Life has funny way of teaching you and reaching you in the most unexpected ways.  I had the opportunity to live in a van, you might question if opportunity is the right word, but I assure you, it is.  Without making this sound so dire; I ventured on a 6 month backpacking adventure to New Zealand, Australia and Thailand.

This story begins with all the ingredients for happiness right?

I certainly look happy!
I certainly look happy!

My backpacking adventures have long since ended and all that’s left is a homemade didgeridoo, a jar of sand and a slide show of adventurous pictures that scroll across my work computer on a daily basis.

My coworkers ooze about the magnificent scenery and I smile softly at memories of being transfixed by the silent swirl of outback dust against a burnt sunset, on roads so long and straight it felt as if I was going in slow motion.

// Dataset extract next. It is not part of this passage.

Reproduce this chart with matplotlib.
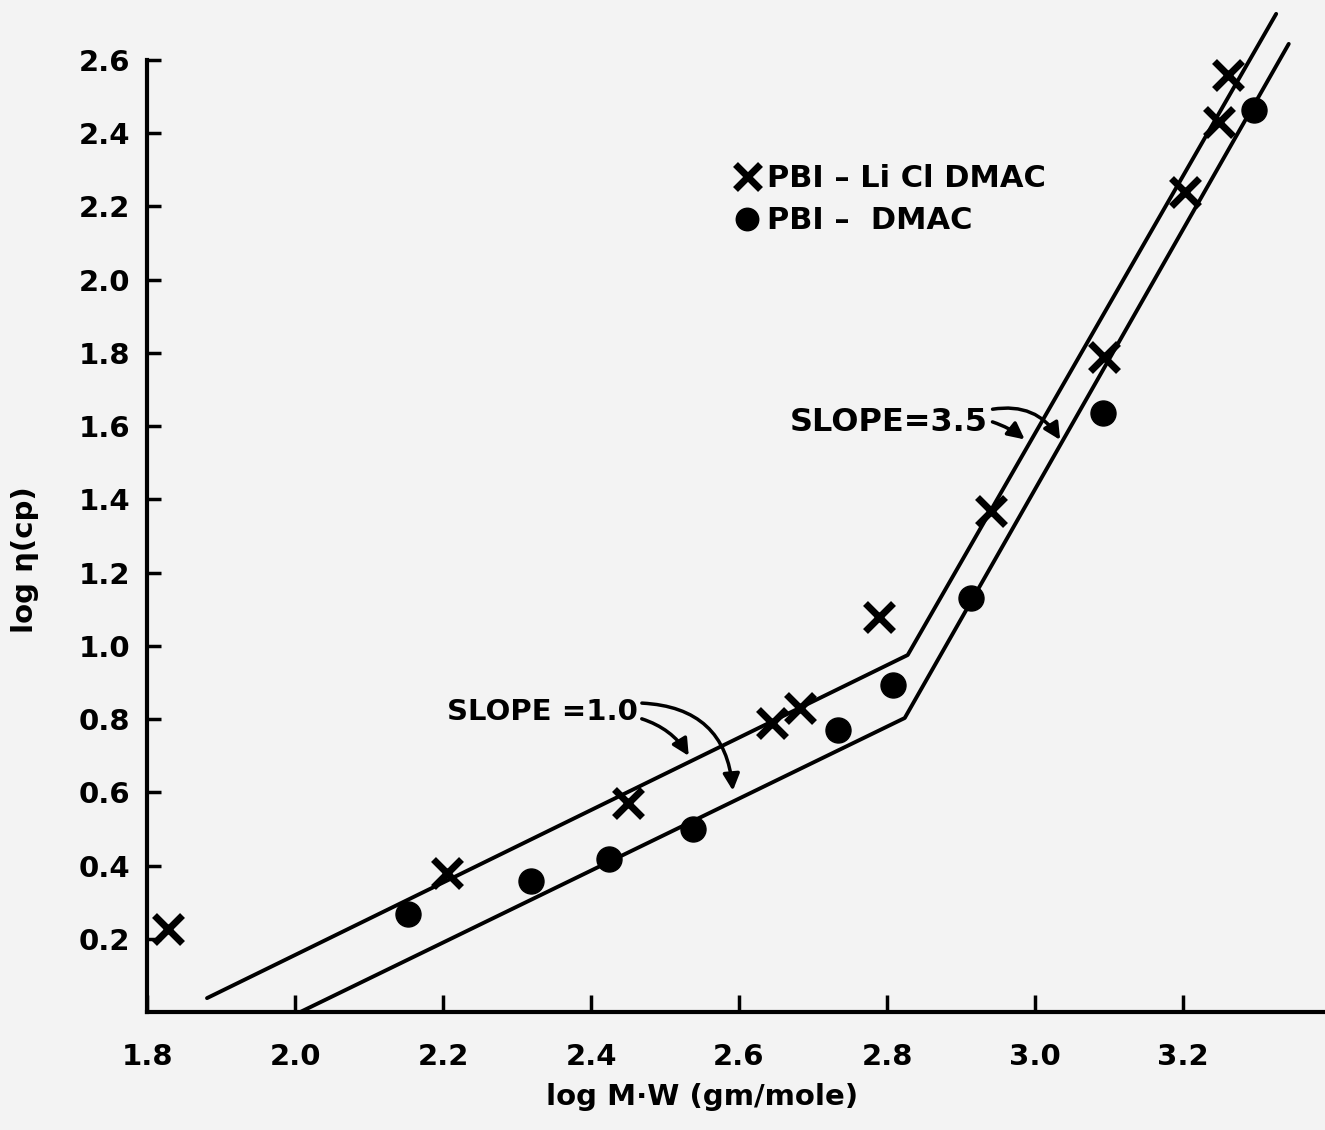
import numpy as np
import matplotlib.pyplot as plt

# PBI - LiCl DMAC (crosses)
licl_x = [1.828, 2.205, 2.45, 2.645, 2.683, 2.789, 2.94, 3.093, 3.203, 3.249, 3.261]
licl_y = [0.227, 0.381, 0.57, 0.79, 0.83, 1.08, 1.367, 1.79, 2.24, 2.43, 2.56]

# PBI - DMAC (dots)
dmac_x = [2.153, 2.319, 2.424, 2.538, 2.734, 2.808, 2.914, 3.092, 3.296]
dmac_y = [0.268, 0.359, 0.419, 0.499, 0.77, 0.893, 1.13, 1.636, 2.463]

# fitted lines (start, break, end)
upper_x = [1.881, 2.828, 3.326]
upper_y = [0.038, 0.975, 2.726]
lower_x = [2.007, 2.824, 3.343]
lower_y = [0.0, 0.803, 2.644]

xticks = [1.8, 2.0, 2.2, 2.4, 2.6, 2.8, 3.0, 3.2]
yticks = [0.2, 0.4, 0.6, 0.8, 1.0, 1.2, 1.4, 1.6, 1.8, 2.0, 2.2, 2.4, 2.6]

plt.rcParams['font.family'] = 'DejaVu Sans'
plt.rcParams['font.weight'] = 'bold'

bg = '#f3f3f3'
fig = plt.figure(figsize=(13.25, 11.3), dpi=100, facecolor=bg)
ax = fig.add_axes([0.111, 0.1044, 0.889, 0.8425])
ax.set_facecolor(bg)

ax.plot(upper_x, upper_y, color='black', lw=2.8, clip_on=False, solid_capstyle='round')
ax.plot(lower_x, lower_y, color='black', lw=2.8, clip_on=False, solid_capstyle='round')

ax.plot(licl_x, licl_y, ls='none', marker='x', ms=20, mew=5, color='black',
        clip_on=False, label='PBI – Li Cl DMAC')
ax.plot(dmac_x, dmac_y, ls='none', marker='o', ms=18, color='black',
        clip_on=False, label='PBI –  DMAC')

ax.set_xlim(1.8, 3.392)
ax.set_ylim(0, 2.6)

ax.set_xticks(xticks)
ax.set_xticklabels([f'{v:.1f}' for v in xticks])
ax.set_yticks(yticks)
ax.set_yticklabels([f'{v:.1f}' for v in yticks])
ax.tick_params(axis='x', direction='in', length=12, width=2.5, pad=22, labelsize=21)
ax.tick_params(axis='y', direction='in', length=10, width=2.5, pad=12, labelsize=21)

for s in ['top', 'right']:
    ax.spines[s].set_visible(False)
ax.spines['left'].set_linewidth(3)
ax.spines['bottom'].set_linewidth(3)

ax.set_xlabel('log M·W (gm/mole)', fontsize=21, fontweight='bold')
ax.xaxis.set_label_coords(0.471, -0.075)
ax.set_ylabel('log η(cp)', fontsize=21, fontweight='bold')
ax.yaxis.set_label_coords(-0.092, 0.475)

ax.legend(loc='upper left', bbox_to_anchor=(0.478, 0.92), frameon=False,
          fontsize=22, handlelength=0.6, handletextpad=0.35, labelspacing=0.45,
          markerscale=0.9)

# slope annotations
ax.text(2.669, 1.611, 'SLOPE=3.5', fontsize=23, fontweight='bold', va='center', ha='left')
ax.annotate('', xy=(3.036, 1.556), xytext=(2.939, 1.645),
            arrowprops=dict(arrowstyle='-|>', color='black', lw=2.5, mutation_scale=25,
                            connectionstyle='arc3,rad=-0.35'))
ax.annotate('', xy=(2.989, 1.559), xytext=(2.939, 1.614),
            arrowprops=dict(arrowstyle='-|>', color='black', lw=2.5, mutation_scale=25,
                            connectionstyle='arc3,rad=-0.1'))

ax.text(2.205, 0.819, 'SLOPE =1.0', fontsize=21, fontweight='bold', va='center', ha='left')
ax.annotate('', xy=(2.592, 0.597), xytext=(2.465, 0.844),
            arrowprops=dict(arrowstyle='-|>', color='black', lw=2.5, mutation_scale=25,
                            connectionstyle='arc3,rad=-0.45'))
ax.annotate('', xy=(2.534, 0.693), xytext=(2.465, 0.803),
            arrowprops=dict(arrowstyle='-|>', color='black', lw=2.5, mutation_scale=25,
                            connectionstyle='arc3,rad=-0.2'))

fig.savefig('out.png', dpi=100, facecolor=bg)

When reminiscing, thoughts of freedom and adventure flood my senses.  The taste of the ocean spray, the feeling of the cool water lapping my skin while diving into coral reefs and the overwhelming sense of awe upon discovering that a picturesque beach so long and soft was all to myself.  I wish I could teleport myself to the past and bask in all this happiness.

The Whitsunday Islands - Australia
The Whitsunday Islands, Queensland, Australia

But was it really as happy and problem free as my mind is making it out to be?

It may appear as if I’m trying to make you jealous with my confessions of powdery white beaches and I bet you want to put yourself in this picture right?   But this story has a twist.  Happiness is an elusive concept and through these experiences came huge lessons.

I was fortunate to catch glimpses of what I like to call snippets of wisdom.  For the brief moment you experience these snippets they provide an overwhelming sense of formless universal understanding.  But as quickly as they present themselves to you they slip away and you are back under tight control, habitual thoughts and limiting delusions of the mind.

Even though we live in a privileged society where endless possibilities are accessible, we still aren’t happy.  Sometimes I feel as if everyone is wandering around with a mild dissatisfaction with life.  We aren’t completely miserable or completely joyful but somewhere in a muddled fog like in-between state.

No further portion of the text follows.